DATA FOR THIS TASK:
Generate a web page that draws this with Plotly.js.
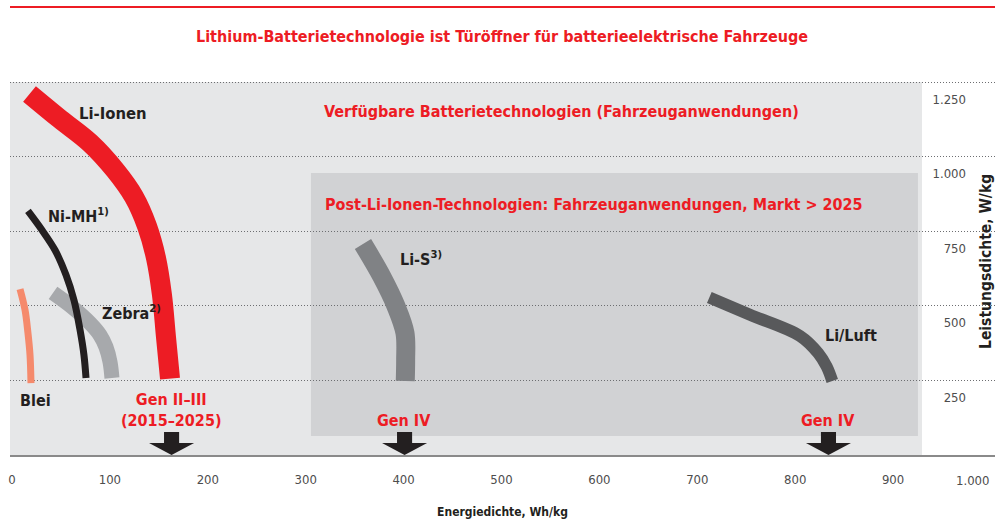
<!DOCTYPE html>
<html>
<head>
<meta charset="utf-8">
<script src="https://cdn.plot.ly/plotly-3.0.1.min.js"></script>
<style>
  html, body { margin: 0; padding: 0; background: #ffffff; }
  #chart { width: 995px; height: 520px; }
</style>
</head>
<body>
<div id="chart"></div>
<script>
// ---------- DATA ----------
const xTickVals = [0, 100, 200, 300, 400, 500, 600, 700, 800, 900];
const xTickText = ['0', '100', '200', '300', '400', '500', '600', '700', '800', '900'];
const xEndTickVals = [1000];
const xEndTickText = ['1.000'];
const yTickVals = [250, 500, 750, 1000, 1250];
const yTickText = ['250', '500', '750', '1.000', '1.250'];

// Energiedichte (Wh/kg) / Leistungsdichte (W/kg)
const bleiX = [8.2, 13.3, 16.3, 18.4, 19.4];
const bleiY = [556, 486, 409, 335, 241];

const nimhX = [16.3, 30.6, 43.9, 55.2, 63.3, 69.5, 73.5, 75.6];
const nimhY = [818, 754, 687, 603, 519, 419, 335, 258];

const zebraX = [41.9, 61.3, 79.7, 89.9, 96.0, 100.1, 102.1];
const zebraY = [543, 496, 442, 402, 362, 312, 258];

const liionX = [17.9, 49.0, 79.7, 105.2, 124.6, 137.9, 147.1, 153.2, 157.3, 161.4];
const liionY = [1210, 1126, 1046, 955, 865, 767, 660, 536, 395, 256];

const lisX = [358.5, 377.9, 392.2, 401.4, 402.1, 401.7];
const lisY = [707, 597, 499, 409, 318, 248];

const liluftX = [712.3, 753.8, 804.9, 823.6, 832.2, 837.9];
const liluftY = [528, 470, 399, 341, 296, 248];

// generation markers (Energiedichte)
const genArrowX = [163, 401, 834];

// technology regions
const availRegionX = [-2.04, 929.5];
const availRegionY = [0, 1250];
const postRegionX = [305.4, 925.4];
const postRegionY = [63.7, 945];

// ---------- STYLE ----------
const FONT = "'Liberation Sans Narrow', 'DejaVu Sans Condensed', 'Arial Narrow', sans-serif";
const RED = '#ed1c24';
const DARK = '#231f20';

function curve(x, y, color, width) {
  return {
    type: 'scatter', mode: 'lines', x: x, y: y,
    line: { color: color, width: width, shape: 'spline', smoothing: 1 },
    hoverinfo: 'skip', cliponaxis: false
  };
}

const traces = [
  curve(bleiX, bleiY, '#f58a6c', 7),
  curve(zebraX, zebraY, '#a7a9ac', 15),
  curve(nimhX, nimhY, DARK, 7),
  curve(liionX, liionY, RED, 20),
  curve(lisX, lisY, '#808285', 19),
  curve(liluftX, liluftY, '#58595b', 12)
];

// arrow glyph sizes (data units)
const stemHalf = 7.7, headHalf = 23, headH = 40, stemTop = 77;
genArrowX.forEach(function (ax) {
  traces.push({
    type: 'scatter', mode: 'lines',
    x: [ax - stemHalf, ax + stemHalf, ax + stemHalf, ax + headHalf, ax, ax - headHalf, ax - stemHalf, ax - stemHalf],
    y: [stemTop, stemTop, headH, headH, 0, headH, headH, stemTop],
    fill: 'toself', fillcolor: DARK, line: { width: 0, color: DARK },
    hoverinfo: 'skip', cliponaxis: false
  });
});

function label(text, x, y, opts) {
  return Object.assign({
    text: text, x: x, y: y, xref: 'x', yref: 'y', showarrow: false,
    xanchor: 'left', yanchor: 'middle',
    font: { family: FONT, size: 16, color: DARK, weight: 'bold' }
  }, opts || {});
}
const redFont = { family: FONT, size: 16, color: RED, weight: 'bold' };
const tickFont = { family: FONT, size: 13, color: '#4d4d4d' };

const annotations = [
  { text: 'Lithium-Batterietechnologie ist Türöffner für batterieelektrische Fahrzeuge',
    xref: 'paper', yref: 'paper', x: (502 - 10) / 985, y: (455 - 36) / 375,
    xanchor: 'center', yanchor: 'middle', showarrow: false, font: redFont },
  label('Li-Ionen', 103, 1146, { xanchor: 'center', font: { family: FONT, size: 16.5, color: DARK, weight: 'bold' } }),
  label('Verfügbare Batterietechnologien (Fahrzeuganwendungen)', 316.6, 1150, { font: redFont }),
  label('Post-Li-Ionen-Technologien: Fahrzeuganwendungen, Markt > 2025', 317.7, 841, { font: redFont }),
  label('Ni-MH<sup>1)</sup>', 34.7, 804),
  label('Zebra<sup>2)</sup>', 89.9, 476),
  label('Blei', 6.1, 184),
  label('Li-S<sup>3)</sup>', 394.3, 660),
  label('Li/Luft', 828.4, 399),
  label('Gen II–III<br>(2015–2025)', 162, 151, { xanchor: 'center', font: redFont }),
  label('Gen IV', 400.4, 117, { xanchor: 'center', font: redFont }),
  label('Gen IV', 834, 117, { xanchor: 'center', font: redFont }),
  { text: 'Leistungsdichte, W/kg', xref: 'paper', yref: 'paper',
    x: (986 - 10) / 985, y: (455 - 262) / 375, textangle: -90,
    xanchor: 'center', yanchor: 'middle', showarrow: false,
    font: { family: FONT, size: 15.5, color: DARK, weight: 'bold' } }
];
// end-of-axis tick label, flush right with its tick
xEndTickVals.forEach(function (v, i) {
  annotations.push({ text: xEndTickText[i], x: v, xref: 'x', y: (455 - 480) / 375, yref: 'paper',
    xanchor: 'right', yanchor: 'middle', showarrow: false, font: tickFont });
});

const shapes = [
  { type: 'rect', layer: 'below', xref: 'x', yref: 'y',
    x0: availRegionX[0], x1: availRegionX[1], y0: availRegionY[0], y1: availRegionY[1],
    fillcolor: '#e6e7e8', line: { width: 0 } },
  { type: 'rect', layer: 'below', xref: 'x', yref: 'y',
    x0: postRegionX[0], x1: postRegionX[1], y0: postRegionY[0], y1: postRegionY[1],
    fillcolor: '#d1d2d4', line: { width: 0 } },
  { type: 'line', xref: 'paper', yref: 'paper', x0: 0, x1: 1,
    y0: (455 - 7) / 375, y1: (455 - 7) / 375, line: { color: RED, width: 2 } }
];

const layout = {
  width: 995, height: 520,
  margin: { l: 10, r: 0, t: 80, b: 65, pad: 0 },
  paper_bgcolor: '#ffffff', plot_bgcolor: '#ffffff',
  showlegend: false, hovermode: false,
  xaxis: {
    range: [-2.04, 1004.1], tickvals: xTickVals, ticktext: xTickText,
    showgrid: false, zeroline: false, ticks: '',
    showline: true, linecolor: '#8a8a8a', linewidth: 1.5,
    tickfont: tickFont, ticklabelstandoff: 12,
    title: { text: 'Energiedichte, Wh/kg', standoff: 21,
      font: { family: FONT, size: 12, color: DARK, weight: 'bold' } },
    fixedrange: true
  },
  yaxis: {
    range: [0, 1256.7], side: 'right',
    tickvals: yTickVals, ticktext: yTickText,
    ticklabelposition: 'inside', ticklabelshift: 17, ticklabelstandoff: 26,
    tickfont: tickFont, ticks: '',
    showgrid: true, gridcolor: '#6d6e71', gridwidth: 1, griddash: '1px,2px',
    zeroline: false, showline: false, fixedrange: true
  },
  shapes: shapes,
  annotations: annotations
};

Plotly.newPlot('chart', traces, layout, { displayModeBar: false, staticPlot: true });
</script>
</body>
</html>
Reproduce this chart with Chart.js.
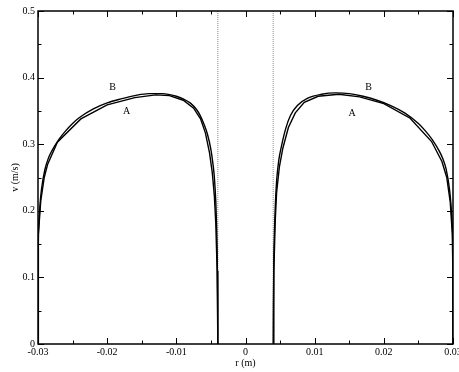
<!DOCTYPE html>
<html>
<head>
<meta charset="utf-8">
<script src="https://cdn.jsdelivr.net/npm/chart.js@4"></script>
<style>
    body { margin: 0; background: #fff; }
    canvas { display: block; }
</style>
</head>
<body>
<canvas id="myChartPerfil" width="459" height="372"></canvas>
<script>
// curva B (superior) - lado esquerdo
const rBEsq = [-0.03, -0.02998, -0.0299, -0.0297, -0.0295, -0.029, -0.0285, -0.028, -0.027, -0.026, -0.025, -0.024, -0.022, -0.020, -0.018, -0.016, -0.014, -0.012, -0.010, -0.009, -0.008, -0.007, -0.0066, -0.006, -0.0055, -0.005, -0.0047, -0.0045, -0.0043, -0.0042, -0.0041, -0.00403, -0.004];
const vBEsq = [0, 0.12, 0.175, 0.21, 0.232, 0.262, 0.279, 0.29, 0.307, 0.32, 0.331, 0.34, 0.353, 0.362, 0.368, 0.373, 0.376, 0.376, 0.372, 0.368, 0.362, 0.351, 0.344, 0.33, 0.315, 0.292, 0.27, 0.25, 0.215, 0.185, 0.14, 0.07, 0];
// curva A (inferior) - lado esquerdo
const rAEsq = [-0.03, -0.02999, -0.0299, -0.0296, -0.0291, -0.0286, -0.0272, -0.0238, -0.020, -0.016, -0.013, -0.011, -0.009, -0.0075, -0.0065, -0.0058, -0.0052, -0.0048, -0.0045, -0.0043, -0.0041, -0.004];
const vAEsq = [0, 0.1, 0.165, 0.215, 0.25, 0.27, 0.303, 0.338, 0.359, 0.37, 0.374, 0.373, 0.366, 0.354, 0.338, 0.317, 0.287, 0.257, 0.222, 0.182, 0.11, 0];
// curva B - lado direito
const rBDir = [0.004, 0.00403, 0.0041, 0.0042, 0.0043, 0.0045, 0.0048, 0.0052, 0.0058, 0.0065, 0.0075, 0.009, 0.011, 0.013, 0.015, 0.017, 0.019, 0.021, 0.023, 0.025, 0.026, 0.027, 0.028, 0.0285, 0.029, 0.0295, 0.0297, 0.0299, 0.02998, 0.03];
const vBDir = [0, 0.06, 0.13, 0.175, 0.205, 0.245, 0.275, 0.297, 0.323, 0.343, 0.358, 0.369, 0.375, 0.377, 0.376, 0.372, 0.366, 0.358, 0.347, 0.331, 0.32, 0.307, 0.29, 0.279, 0.263, 0.232, 0.21, 0.175, 0.12, 0];
// curva A - lado direito
const rADir = [0.004, 0.0041, 0.0043, 0.0045, 0.0049, 0.0054, 0.0062, 0.0072, 0.0085, 0.0105, 0.0135, 0.0165, 0.020, 0.0238, 0.0269, 0.0284, 0.0291, 0.0296, 0.0299, 0.02999, 0.03];
const vADir = [0, 0.11, 0.185, 0.228, 0.266, 0.294, 0.325, 0.347, 0.363, 0.372, 0.375, 0.371, 0.361, 0.339, 0.304, 0.274, 0.25, 0.213, 0.165, 0.1, 0];

// paredes (linhas pontilhadas)
const rParedes = [-0.004, 0.004];

// rotulos das curvas
const rotulosTexto = ['B', 'A', 'B', 'A'];
const rotulosR = [-0.0192, -0.0172, 0.0178, 0.0154];
const rotulosV = [0.386, 0.349, 0.386, 0.347];

// ticks
const ticksXMaior = [-0.03, -0.02, -0.01, 0, 0.01, 0.02, 0.03];
const ticksXMenor = [-0.025, -0.015, -0.005, 0.005, 0.015, 0.025];
const ticksYMaior = [0, 0.1, 0.2, 0.3, 0.4, 0.5];
const ticksYMenor = [0.05, 0.15, 0.25, 0.35, 0.45];

function pontos(xs, ys) {
    return xs.map((x, i) => ({ x: x, y: ys[i] }));
}

Chart.defaults.font.family = "'Liberation Serif', 'Times New Roman', serif";
Chart.defaults.font.size = 10;
Chart.defaults.color = '#000';

const estiloCurva = {
    showLine: true,
    fill: false,
    borderColor: '#000',
    borderWidth: 1.4,
    pointRadius: 0,
    tension: 0
};

const datasetsPerfil = [
    Object.assign({ label: 'B', data: pontos(rBEsq, vBEsq), cubicInterpolationMode: 'monotone' }, estiloCurva),
    Object.assign({ label: 'A', data: pontos(rAEsq, vAEsq) }, estiloCurva),
    Object.assign({ label: 'B', data: pontos(rBDir, vBDir), cubicInterpolationMode: 'monotone' }, estiloCurva),
    Object.assign({ label: 'A', data: pontos(rADir, vADir) }, estiloCurva)
];
rParedes.forEach(r => {
    datasetsPerfil.push({
        label: 'parede',
        data: [{ x: r, y: 0 }, { x: r, y: 0.5 }],
        showLine: true,
        borderColor: '#888',
        borderWidth: 1,
        borderDash: [1, 1],
        pointRadius: 0
    });
});

// moldura, ticks internos e rotulos A/B
const pluginMoldura = {
    id: 'moldura',
    afterDraw(chart) {
        const ctx = chart.ctx;
        const area = chart.chartArea;
        const sx = chart.scales.x;
        const sy = chart.scales.y;
        ctx.save();
        ctx.strokeStyle = '#000';
        ctx.lineWidth = 1.5;
        ctx.strokeRect(area.left, area.top, area.right - area.left, area.bottom - area.top);

        ctx.lineWidth = 1;
        const tickX = (vals, len) => {
            vals.forEach(v => {
                const px = Math.round(sx.getPixelForValue(v)) + 0.5;
                ctx.beginPath();
                ctx.moveTo(px, area.bottom);
                ctx.lineTo(px, area.bottom - len);
                ctx.moveTo(px, area.top);
                ctx.lineTo(px, area.top + len);
                ctx.stroke();
            });
        };
        const tickY = (vals, len) => {
            vals.forEach(v => {
                const py = Math.round(sy.getPixelForValue(v)) + 0.5;
                ctx.beginPath();
                ctx.moveTo(area.left, py);
                ctx.lineTo(area.left + len, py);
                ctx.moveTo(area.right, py);
                ctx.lineTo(area.right - len, py);
                ctx.stroke();
            });
        };
        tickX(ticksXMaior, 6);
        tickX(ticksXMenor, 3.5);
        tickY(ticksYMaior, 6);
        tickY(ticksYMenor, 3.5);

        ctx.fillStyle = '#000';
        ctx.font = "10px 'Liberation Serif', serif";
        ctx.textAlign = 'center';
        ctx.textBaseline = 'middle';
        rotulosTexto.forEach((t, i) => {
            ctx.fillText(t, sx.getPixelForValue(rotulosR[i]), sy.getPixelForValue(rotulosV[i]));
        });
        ctx.restore();
    }
};

const ctxPerfil = document.getElementById('myChartPerfil');
const configPerfil = {
    type: 'scatter',
    data: { datasets: datasetsPerfil },
    options: {
        responsive: false,
        animation: false,
        layout: { padding: { left: 0, right: 6, top: 11, bottom: 0 } },
        plugins: {
            legend: { display: false },
            tooltip: { enabled: false }
        },
        scales: {
            x: {
                type: 'linear',
                min: -0.03,
                max: 0.03,
                grid: { display: false, drawTicks: false },
                border: { display: false },
                ticks: {
                    stepSize: 0.01,
                    autoSkip: false,
                    maxRotation: 0,
                    padding: 2,
                    callback: v => Number(v.toFixed(2)).toString()
                },
                title: { display: true, text: 'r (m)', padding: { top: 0, bottom: 3 } },
                afterFit(scale) {
                    scale.height = 28;
                    scale.paddingLeft = 0;
                    scale.paddingRight = 0;
                }
            },
            y: {
                min: 0,
                max: 0.5,
                grid: { display: false, drawTicks: false },
                border: { display: false },
                ticks: {
                    stepSize: 0.1,
                    padding: 3,
                    callback: v => Number(v.toFixed(1)).toString()
                },
                title: { display: true, text: 'v (m/s)', padding: { top: 9, bottom: 0 } },
                afterFit(scale) {
                    scale.width = 38;
                    scale.paddingTop = 0;
                    scale.paddingBottom = 0;
                }
            }
        }
    },
    plugins: [pluginMoldura]
};

new Chart(ctxPerfil, configPerfil);
</script>
</body>
</html>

EXERCISE TASK: Identify each line in the records above that contains the word "with", and copy it out in full.

EXERCISE SOLUTION:
Generate a web page that draws this with Plotly.js.
// end-of-axis tick label, flush right with its tick
Reproduce this chart with Chart.js.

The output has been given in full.